3. Patronage Rebate of Net Savings
The net savings of the Co-op attributable to the patronage of its members for each fiscal year shall be allocated and distributed among members in proportion to their patronage and in such a manner as to constitute patronage rebates within the meaning of federal income tax law. Such net savings may be reduced by such reasonable reserves for necessary business purposes as may be determined by the Board of Delegates. If the cash payment portion of a member’s patronage rebate would equal less than one (1) dollar, such cash payment shall be allocated to the member’s regular capital account.
4. Written Notice to Members
An allocation of patronage rebates shall be evidenced by a written notice within eight months and fifteen days after the end of the fiscal year stating:
a. The amount of net savings assigned to that member’s reserve capital account as part of the patronage rebate;
b. The amount of net savings assigned to that member’s regular capital account as part of the patronage rebate;
c. The amount of net savings being paid to the member in cash as part of the patronage rebate;
d. The total of a, b, and c designated “total patronage rebate”;
e. The member’s total reserve capital account;
f. The member’s total regular capital account;
g. That the cash portion will be assigned to the member’s regular capital account if not redeemed within four months of the date of this notice.
5. Consent of members
By obtaining or retaining membership in the Co-op, each member shall thereby consent to take into account, in the manner and to the extent required by Section 1385 of the Internal Revenue Code, the stated dollar amount of any qualified written notice of allocation in the taxable year in which such notice is received.
Article XI – Membership Capital
1. Types of member capital
The Coop’s reserve capital shall consist of the total of all of the members’ reserve capital accounts, and the Co-op’s regular capital shall consist of the total of all of the members’ regular capital accounts.
2. Reserve capital
Reserve capital accounts shall consist of amounts assigned to the members and specifically designated as reserve capital at the time they are assigned.
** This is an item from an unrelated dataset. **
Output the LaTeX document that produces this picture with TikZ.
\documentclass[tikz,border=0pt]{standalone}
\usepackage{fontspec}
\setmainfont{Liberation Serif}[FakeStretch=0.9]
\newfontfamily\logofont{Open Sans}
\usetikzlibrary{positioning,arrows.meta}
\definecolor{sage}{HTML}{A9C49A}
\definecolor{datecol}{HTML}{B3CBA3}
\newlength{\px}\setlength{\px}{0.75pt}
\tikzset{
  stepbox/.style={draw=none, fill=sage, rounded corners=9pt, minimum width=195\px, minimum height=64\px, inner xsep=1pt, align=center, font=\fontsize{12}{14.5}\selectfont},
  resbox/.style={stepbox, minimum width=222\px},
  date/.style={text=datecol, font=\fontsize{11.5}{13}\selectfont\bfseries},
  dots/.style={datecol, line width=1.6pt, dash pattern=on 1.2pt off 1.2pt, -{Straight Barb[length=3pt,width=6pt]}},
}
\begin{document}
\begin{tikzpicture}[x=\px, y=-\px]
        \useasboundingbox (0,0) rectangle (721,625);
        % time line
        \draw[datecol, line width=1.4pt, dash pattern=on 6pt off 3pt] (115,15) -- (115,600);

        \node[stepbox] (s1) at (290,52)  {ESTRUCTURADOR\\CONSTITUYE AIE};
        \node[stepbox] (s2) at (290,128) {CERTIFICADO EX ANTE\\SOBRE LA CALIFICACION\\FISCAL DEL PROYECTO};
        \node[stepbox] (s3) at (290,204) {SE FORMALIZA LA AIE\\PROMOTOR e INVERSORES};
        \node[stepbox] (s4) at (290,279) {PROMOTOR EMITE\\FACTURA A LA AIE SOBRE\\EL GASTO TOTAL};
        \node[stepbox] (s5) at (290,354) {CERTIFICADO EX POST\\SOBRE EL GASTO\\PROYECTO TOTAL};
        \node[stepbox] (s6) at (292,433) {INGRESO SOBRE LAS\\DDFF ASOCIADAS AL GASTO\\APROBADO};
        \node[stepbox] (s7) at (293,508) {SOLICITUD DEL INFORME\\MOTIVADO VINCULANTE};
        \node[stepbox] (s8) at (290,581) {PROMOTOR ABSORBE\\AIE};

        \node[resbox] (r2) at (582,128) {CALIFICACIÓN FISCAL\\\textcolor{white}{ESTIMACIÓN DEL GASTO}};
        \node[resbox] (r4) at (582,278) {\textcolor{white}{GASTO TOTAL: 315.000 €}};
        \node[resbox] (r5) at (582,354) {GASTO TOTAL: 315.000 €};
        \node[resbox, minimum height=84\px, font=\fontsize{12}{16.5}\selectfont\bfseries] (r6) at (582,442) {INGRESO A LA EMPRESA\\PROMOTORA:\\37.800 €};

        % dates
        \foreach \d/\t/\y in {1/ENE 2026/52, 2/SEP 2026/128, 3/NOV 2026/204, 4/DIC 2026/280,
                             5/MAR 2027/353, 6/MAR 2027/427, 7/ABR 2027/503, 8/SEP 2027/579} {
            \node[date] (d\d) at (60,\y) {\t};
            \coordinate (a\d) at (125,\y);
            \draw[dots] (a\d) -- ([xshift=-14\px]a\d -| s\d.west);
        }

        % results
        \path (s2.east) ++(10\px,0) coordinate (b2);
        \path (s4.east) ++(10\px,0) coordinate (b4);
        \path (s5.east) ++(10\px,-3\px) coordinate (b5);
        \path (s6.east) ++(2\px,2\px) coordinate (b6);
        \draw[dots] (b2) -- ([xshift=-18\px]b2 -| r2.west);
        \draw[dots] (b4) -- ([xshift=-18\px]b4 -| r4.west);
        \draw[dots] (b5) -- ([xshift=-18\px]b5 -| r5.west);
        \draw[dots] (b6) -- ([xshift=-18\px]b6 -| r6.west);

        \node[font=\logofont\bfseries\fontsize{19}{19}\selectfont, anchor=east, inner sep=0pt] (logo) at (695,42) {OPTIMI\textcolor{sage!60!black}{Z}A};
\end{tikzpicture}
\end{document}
Reserve capital shall not be returned to members until such time as the Co-op is dissolved. Reserve capital may be used in the general conduct of the Co-op’s business.
3. Regular capital
Regular capital accounts shall consist of all payments to and investments in membership capital, including patronage rebates assigned to a member’s capital, that are not reserve capital. Regular capital shall be returned to the member as provided in these Bylaws. Regular capital may be used in the general conduct of the Co-op’s business.
4. Minimum member capital
The minimum amount of membership capital that must be paid to qualify for continuing membership shall be determined by a Membership Meeting, which amount shall be assigned to the member’s regular capital account.
5. Request of additional member capital
A regular or special meeting of the members may require additional investments of capital for the continued privilege of using the facilities of the Co-op. No member shall be requested to make additional capital investments after the member’s regular capital account matches a limit which shall be determined by a regular or special meeting of the membership, except that assignments of patronage rebates to regular capital accounts shall continue after the limit has been reached.
6. Excess member capital
Members may invest additional amounts in their regular capital account if requested by the board. However, no member shall own or control more than one percent (1%) of the Co-op’s total membership capital.
7. Reduction of excess member capital
The Co-op may, by decision of the members, reduce any member’s regular capital in excess of the maximum capital contribution as determined by the membership from time to time by repaying the member a part of that capital.
8. Schedule for return of member capital
Whenever the Co-op is required to return a member’s regular capital under these Bylaws, the Co-op may repay the capital in a lump sum or in such installments as the Board of Delegates in its discretion sees fit.
9. Deduction of debts from returned member capital
The Co-op shall have a first lien on a member’s capital accounts for unpaid debts owed by the member to the Co-op. Whenever the Co-op is required to return the member’s regular capital, it may deduct the debts owed by that member to the Co-op from the capital to be returned to the member.
10. Abandoned member capital
Whenever the Coop is required to repay any of the member’s regular capital account to the member, and no persons included in that membership can be found for a period of two (2) years after the payment first becomes due, the member’s regular and reserve capital shall be forfeited and transferred to the Co-op’s reserves.